## [DATASET SECTION]
--

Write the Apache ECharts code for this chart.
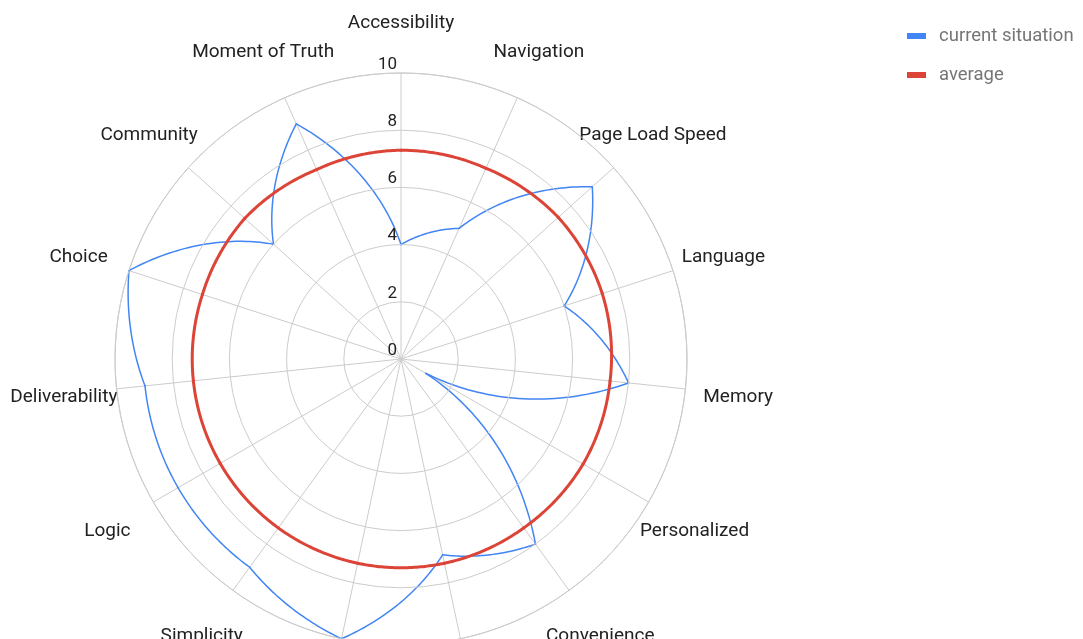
<!DOCTYPE html>
<html>
<head>
<meta charset="utf-8">
<script src="https://cdn.jsdelivr.net/npm/echarts@6/dist/echarts.min.js"></script>
<style>
  html, body { margin: 0; padding: 0; background: #fff; }
  #chart { width: 1083px; height: 639px; }
</style>
</head>
<body>
<div id="chart"></div>
<script>
// ---- data ----
const indicators = ['Accessibility', 'Navigation', 'Page Load Speed', 'Language', 'Memory',
  'Personalized', 'Convenience', '', '', 'Simplicity', 'Logic', 'Deliverability',
  'Choice', 'Community', 'Moment of Truth'];
const currentSituation = [4, 5, 9, 6, 8, 1, 8, 7, 10, 9, 9, 9, 10, 6, 9];
const average = [7.3, 7.3, 7.4, 7.4, 7.35, 7.35, 7.3, 7.3, 7.3, 7.3, 7.3, 7.3, 7.3, 7.35, 7.25];
const radiusTicks = [0, 2, 4, 6, 8, 10];
const seriesNames = ['current situation', 'average'];

const FONT = 'Roboto, "Noto Sans", Arial, sans-serif';
const N = indicators.length;

// Segment i goes from indicator i to indicator i+1, straight in (angle, radius) space
function ringSeries(name, values, color, width, z) {
  return {
    type: 'custom',
    name: name,
    coordinateSystem: 'polar',
    z: z,
    silent: true,
    itemStyle: { color: color },
    data: values.map((v, i) => [v, i]),
    renderItem: function (params, api) {
      const i = params.dataIndex;
      const v0 = values[i];
      const v1 = values[(i + 1) % N];
      const steps = 40;
      const pts = [];
      for (let k = 0; k <= steps; k++) {
        const t = k / steps;
        pts.push(api.coord([v0 + (v1 - v0) * t, i + t]));
      }
      return {
        type: 'polyline',
        shape: { points: pts },
        style: { stroke: color, lineWidth: width, fill: null, lineCap: 'round', lineJoin: 'miter' }
      };
    }
  };
}

const labelSeries = {
  type: 'custom',
  coordinateSystem: 'polar',
  silent: true,
  clip: false,
  z: 5,
  data: indicators.map((n, i) => [radiusTicks[radiusTicks.length - 1], i]),
  renderItem: function (params, api) {
    const i = params.dataIndex;
    const c0 = api.coord([0, i]);
    const c1 = api.coord([radiusTicks[radiusTicks.length - 1], i]);
    const dx = c1[0] - c0[0], dy = c1[1] - c0[1];
    const d = Math.sqrt(dx * dx + dy * dy) || 1;
    const s = (d + 53) / d;
    return {
      type: 'text',
      x: c0[0] + dx * s,
      y: c0[1] + dy * s + 3,
      style: {
        text: indicators[i],
        align: 'center',
        verticalAlign: 'middle',
        fill: '#222222',
        font: '19px ' + FONT
      }
    };
  }
};

const chart = echarts.init(document.getElementById('chart'), null, { renderer: 'canvas' });
chart.setOption({
  animation: false,
  backgroundColor: '#ffffff',
  textStyle: { fontFamily: FONT },
  legend: {
    data: seriesNames,
    orient: 'vertical',
    left: 902,
    top: 20,
    icon: 'rect',
    itemWidth: 19,
    itemHeight: 6,
    itemGap: 17,
    textStyle: { color: '#757575', fontSize: 18.5, fontFamily: FONT, lineHeight: 22, padding: [0, 0, 0, 8] }
  },
  polar: { center: [401, 359], radius: 286 },
  angleAxis: {
    type: 'value',
    min: 0,
    max: N,
    interval: 1,
    startAngle: 90,
    clockwise: true,
    axisLine: { show: true, lineStyle: { color: '#cccccc', width: 1 } },
    axisTick: { show: false },
    axisLabel: { show: false },
    splitLine: { show: true, lineStyle: { color: '#cccccc', width: 1 } }
  },
  radiusAxis: {
    type: 'value',
    min: radiusTicks[0],
    max: radiusTicks[radiusTicks.length - 1],
    interval: radiusTicks[1] - radiusTicks[0],
    axisLine: { show: false },
    axisTick: { show: false },
    splitLine: { show: true, lineStyle: { color: '#cccccc', width: 1 } },
    axisLabel: {
      show: true,
      color: '#222222',
      fontSize: 17,
      fontFamily: FONT,
      margin: 4,
      align: 'right',
      verticalAlign: 'bottom',
      formatter: v => String(v)
    },
    z: 10
  },
  series: [
    ringSeries(seriesNames[0], currentSituation, '#4285f4', 1.5, 3),
    ringSeries(seriesNames[1], average, '#db4437', 3, 4),
    labelSeries
  ]
});
</script>
</body>
</html>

--

## [TASK PROMPT]
Leave the pictures out and reproduce exactly the lines from the top of the listing above through the line with "const N = indicators.length;".

## [EXERCISE RESULT]
Write the Apache ECharts code for this chart.
<!DOCTYPE html>
<html>
<head>
<meta charset="utf-8">
<script src="https://cdn.jsdelivr.net/npm/echarts@6/dist/echarts.min.js"></script>
<style>
  html, body { margin: 0; padding: 0; background: #fff; }
  #chart { width: 1083px; height: 639px; }
</style>
</head>
<body>
<div id="chart"></div>
<script>
// ---- data ----
const indicators = ['Accessibility', 'Navigation', 'Page Load Speed', 'Language', 'Memory',
  'Personalized', 'Convenience', '', '', 'Simplicity', 'Logic', 'Deliverability',
  'Choice', 'Community', 'Moment of Truth'];
const currentSituation = [4, 5, 9, 6, 8, 1, 8, 7, 10, 9, 9, 9, 10, 6, 9];
const average = [7.3, 7.3, 7.4, 7.4, 7.35, 7.35, 7.3, 7.3, 7.3, 7.3, 7.3, 7.3, 7.3, 7.35, 7.25];
const radiusTicks = [0, 2, 4, 6, 8, 10];
const seriesNames = ['current situation', 'average'];

const FONT = 'Roboto, "Noto Sans", Arial, sans-serif';
const N = indicators.length;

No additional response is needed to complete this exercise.